Mark Lynas's much-remarked piece in the Guardian puts the blame squarely on Beijing, but takes no account of how the Chinese system actually operates, seemingly imagining it runs on western lines. The Chinese position would have been set out in advance and approved by the standing committee of the politburo. Wen could not deviate from that, even if he had been minded to do so. He may be prime minister but he ranks third in the standing committee and moves carefully. On such a crucial issue, he would be able to do absolutely nothing that might be seen as jeopardising the domestic economy; China accords importance to the environment but a good deal more to growth.
In addition, several key Chinese leaders were out of Beijing at the time and this is a leadership that likes to have everybody in the room when decisions are made and doesn't believe in long-range teleconferences. So it is safe to assume that China was not in negotiating mode, and that, unless Beijing was being set up as the fall guy, Obama, Brown, Miliband et al should have know this, and negotiated accordingly. The same goes for the currency, human rights and, unfortunately for him, for Shaikh. It is also likely to be the case if trade disputes swell next year, as one must anticipate.

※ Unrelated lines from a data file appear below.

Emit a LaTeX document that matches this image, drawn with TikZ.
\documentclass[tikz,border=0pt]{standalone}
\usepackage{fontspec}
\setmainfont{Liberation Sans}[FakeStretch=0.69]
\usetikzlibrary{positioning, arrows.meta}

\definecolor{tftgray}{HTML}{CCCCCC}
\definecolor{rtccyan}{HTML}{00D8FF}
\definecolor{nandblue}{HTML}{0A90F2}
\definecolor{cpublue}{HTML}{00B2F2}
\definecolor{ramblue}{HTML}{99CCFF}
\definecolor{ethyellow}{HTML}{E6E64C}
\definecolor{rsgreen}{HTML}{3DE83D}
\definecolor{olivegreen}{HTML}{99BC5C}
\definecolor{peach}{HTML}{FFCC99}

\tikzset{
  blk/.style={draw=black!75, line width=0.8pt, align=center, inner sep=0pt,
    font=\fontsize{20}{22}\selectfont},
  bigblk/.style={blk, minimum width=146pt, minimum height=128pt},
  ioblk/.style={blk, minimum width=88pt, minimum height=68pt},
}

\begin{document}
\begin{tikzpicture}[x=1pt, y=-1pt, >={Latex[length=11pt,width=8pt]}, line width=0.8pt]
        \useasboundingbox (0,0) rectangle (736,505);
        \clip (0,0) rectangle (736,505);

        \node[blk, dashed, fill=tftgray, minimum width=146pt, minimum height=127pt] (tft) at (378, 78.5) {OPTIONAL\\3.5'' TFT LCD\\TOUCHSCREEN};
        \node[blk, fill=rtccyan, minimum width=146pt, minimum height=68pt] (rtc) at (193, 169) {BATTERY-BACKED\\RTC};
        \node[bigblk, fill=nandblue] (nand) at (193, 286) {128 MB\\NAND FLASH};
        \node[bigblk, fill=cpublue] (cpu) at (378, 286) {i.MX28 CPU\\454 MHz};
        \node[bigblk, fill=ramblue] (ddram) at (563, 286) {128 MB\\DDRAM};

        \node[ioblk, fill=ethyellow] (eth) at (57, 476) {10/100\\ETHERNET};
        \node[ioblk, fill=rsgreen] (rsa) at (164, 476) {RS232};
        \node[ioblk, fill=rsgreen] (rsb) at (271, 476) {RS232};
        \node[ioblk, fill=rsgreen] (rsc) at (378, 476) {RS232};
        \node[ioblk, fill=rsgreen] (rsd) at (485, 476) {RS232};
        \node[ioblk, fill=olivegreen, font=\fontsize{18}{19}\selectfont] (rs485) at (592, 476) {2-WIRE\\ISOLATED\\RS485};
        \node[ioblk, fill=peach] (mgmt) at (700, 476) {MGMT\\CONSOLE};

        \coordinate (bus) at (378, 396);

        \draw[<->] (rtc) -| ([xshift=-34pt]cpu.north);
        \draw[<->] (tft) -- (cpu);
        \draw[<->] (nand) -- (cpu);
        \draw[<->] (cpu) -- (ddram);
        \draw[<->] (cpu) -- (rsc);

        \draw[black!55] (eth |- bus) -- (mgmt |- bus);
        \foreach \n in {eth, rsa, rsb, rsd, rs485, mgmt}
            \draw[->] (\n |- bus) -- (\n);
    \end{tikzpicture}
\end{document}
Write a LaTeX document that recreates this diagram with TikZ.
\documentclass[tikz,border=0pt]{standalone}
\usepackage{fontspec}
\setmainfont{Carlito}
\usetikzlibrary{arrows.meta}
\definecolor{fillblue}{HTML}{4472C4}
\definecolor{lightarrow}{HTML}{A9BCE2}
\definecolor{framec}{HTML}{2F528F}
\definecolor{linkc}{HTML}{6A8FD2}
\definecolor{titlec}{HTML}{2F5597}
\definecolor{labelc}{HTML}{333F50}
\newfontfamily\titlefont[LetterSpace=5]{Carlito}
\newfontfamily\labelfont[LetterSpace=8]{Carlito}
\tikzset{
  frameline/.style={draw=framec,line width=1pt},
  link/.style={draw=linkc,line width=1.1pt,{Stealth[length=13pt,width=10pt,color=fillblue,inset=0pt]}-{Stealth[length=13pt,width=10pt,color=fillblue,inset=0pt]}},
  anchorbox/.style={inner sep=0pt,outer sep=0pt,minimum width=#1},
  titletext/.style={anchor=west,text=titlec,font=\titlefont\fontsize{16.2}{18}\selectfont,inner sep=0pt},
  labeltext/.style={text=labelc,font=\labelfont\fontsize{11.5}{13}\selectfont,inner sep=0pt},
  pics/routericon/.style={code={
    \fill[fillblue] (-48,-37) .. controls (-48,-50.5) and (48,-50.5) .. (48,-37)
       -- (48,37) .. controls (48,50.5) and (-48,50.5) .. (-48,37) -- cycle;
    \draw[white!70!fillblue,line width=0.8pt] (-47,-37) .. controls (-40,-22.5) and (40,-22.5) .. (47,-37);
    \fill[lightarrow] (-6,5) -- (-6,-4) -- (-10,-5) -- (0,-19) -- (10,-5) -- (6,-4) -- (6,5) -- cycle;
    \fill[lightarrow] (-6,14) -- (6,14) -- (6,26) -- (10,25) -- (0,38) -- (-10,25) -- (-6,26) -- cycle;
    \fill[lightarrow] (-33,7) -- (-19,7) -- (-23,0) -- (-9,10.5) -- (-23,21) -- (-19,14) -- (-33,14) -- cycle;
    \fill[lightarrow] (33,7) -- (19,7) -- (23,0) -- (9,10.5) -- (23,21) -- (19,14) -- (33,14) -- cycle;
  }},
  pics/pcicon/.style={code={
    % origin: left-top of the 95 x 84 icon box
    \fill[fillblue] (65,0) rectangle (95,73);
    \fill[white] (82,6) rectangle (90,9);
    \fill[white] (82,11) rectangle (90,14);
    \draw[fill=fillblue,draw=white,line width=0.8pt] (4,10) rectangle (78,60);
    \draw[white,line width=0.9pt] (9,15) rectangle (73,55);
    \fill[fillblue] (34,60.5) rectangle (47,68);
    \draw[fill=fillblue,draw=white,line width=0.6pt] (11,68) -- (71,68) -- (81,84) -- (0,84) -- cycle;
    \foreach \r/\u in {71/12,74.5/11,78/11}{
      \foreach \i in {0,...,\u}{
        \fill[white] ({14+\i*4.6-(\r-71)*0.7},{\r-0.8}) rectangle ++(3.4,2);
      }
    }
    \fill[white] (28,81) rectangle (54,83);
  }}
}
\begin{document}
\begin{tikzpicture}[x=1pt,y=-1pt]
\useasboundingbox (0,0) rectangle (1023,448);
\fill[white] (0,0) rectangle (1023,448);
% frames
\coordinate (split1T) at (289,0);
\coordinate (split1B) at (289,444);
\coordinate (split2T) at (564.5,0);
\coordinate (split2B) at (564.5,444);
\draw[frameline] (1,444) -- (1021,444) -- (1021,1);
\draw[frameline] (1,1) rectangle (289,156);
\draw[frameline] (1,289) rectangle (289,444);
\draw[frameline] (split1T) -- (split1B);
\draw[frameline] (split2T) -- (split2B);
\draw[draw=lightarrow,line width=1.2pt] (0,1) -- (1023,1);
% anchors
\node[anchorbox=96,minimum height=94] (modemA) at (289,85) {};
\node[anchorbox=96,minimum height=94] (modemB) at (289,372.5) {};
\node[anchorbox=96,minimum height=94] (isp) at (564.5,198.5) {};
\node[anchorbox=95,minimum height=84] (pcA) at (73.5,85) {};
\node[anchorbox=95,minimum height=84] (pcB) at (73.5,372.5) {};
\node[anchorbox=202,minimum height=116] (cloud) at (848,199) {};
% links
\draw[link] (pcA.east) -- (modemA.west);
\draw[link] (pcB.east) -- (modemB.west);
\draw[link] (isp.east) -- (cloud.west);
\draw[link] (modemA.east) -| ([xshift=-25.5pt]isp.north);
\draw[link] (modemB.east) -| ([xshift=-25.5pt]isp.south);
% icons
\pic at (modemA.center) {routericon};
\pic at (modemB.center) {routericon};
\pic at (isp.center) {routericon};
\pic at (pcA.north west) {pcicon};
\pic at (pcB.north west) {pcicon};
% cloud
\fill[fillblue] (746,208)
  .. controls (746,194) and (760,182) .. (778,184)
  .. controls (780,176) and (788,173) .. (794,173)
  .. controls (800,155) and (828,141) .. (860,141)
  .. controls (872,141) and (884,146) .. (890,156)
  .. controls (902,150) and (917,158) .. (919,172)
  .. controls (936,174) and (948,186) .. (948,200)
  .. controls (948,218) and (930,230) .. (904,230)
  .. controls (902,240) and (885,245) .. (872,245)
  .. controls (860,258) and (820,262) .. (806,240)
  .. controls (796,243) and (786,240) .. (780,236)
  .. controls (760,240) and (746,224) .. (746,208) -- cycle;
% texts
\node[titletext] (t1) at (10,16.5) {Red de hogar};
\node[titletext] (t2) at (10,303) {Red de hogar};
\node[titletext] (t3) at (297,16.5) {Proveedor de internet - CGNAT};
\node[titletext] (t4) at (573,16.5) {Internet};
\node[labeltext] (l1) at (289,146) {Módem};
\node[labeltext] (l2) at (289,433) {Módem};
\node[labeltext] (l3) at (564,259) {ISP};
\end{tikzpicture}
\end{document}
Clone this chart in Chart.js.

That leads to an underlying element which, again, seems insufficiently appreciated by western governments. General Secretary Hu and Wen operate by consensus. They are careful bureaucrats who do not command an automatic majority in the nine-man standing committee. Gone are the days of Mao getting out of bed one afternoon and deciding on a major policy initiative or of Deng Xiaoping imposing himself on those who nominally held positions superior to him. That is, in a way, healthy, but it means inflexibility at the top. Hu and Wen have to deal with factions, lobbies and powerful state companies. For all the liberation of the goods market, the economy is still tightly controlled in key input areas, buttressing the power of entrenched interests. The Communist party knows it needs to reform itself but is terrified of the effect of doing so.
All that is a recipe for caution. Not for the kind of reasoned flexibility and give-and-take which the west likes to make the basis for relationships between nations (however fallible this proves in practice). Repeating mantras about the need to revalue the yuan, respect human rights, join in independent monitoring or accept emission targets which would threaten the growth that provides the regime's prime legitimacy may be necessary for the west's own self-respect and defence of its own values. But the chances of getting results is razor-thin until a new policy context is evolved.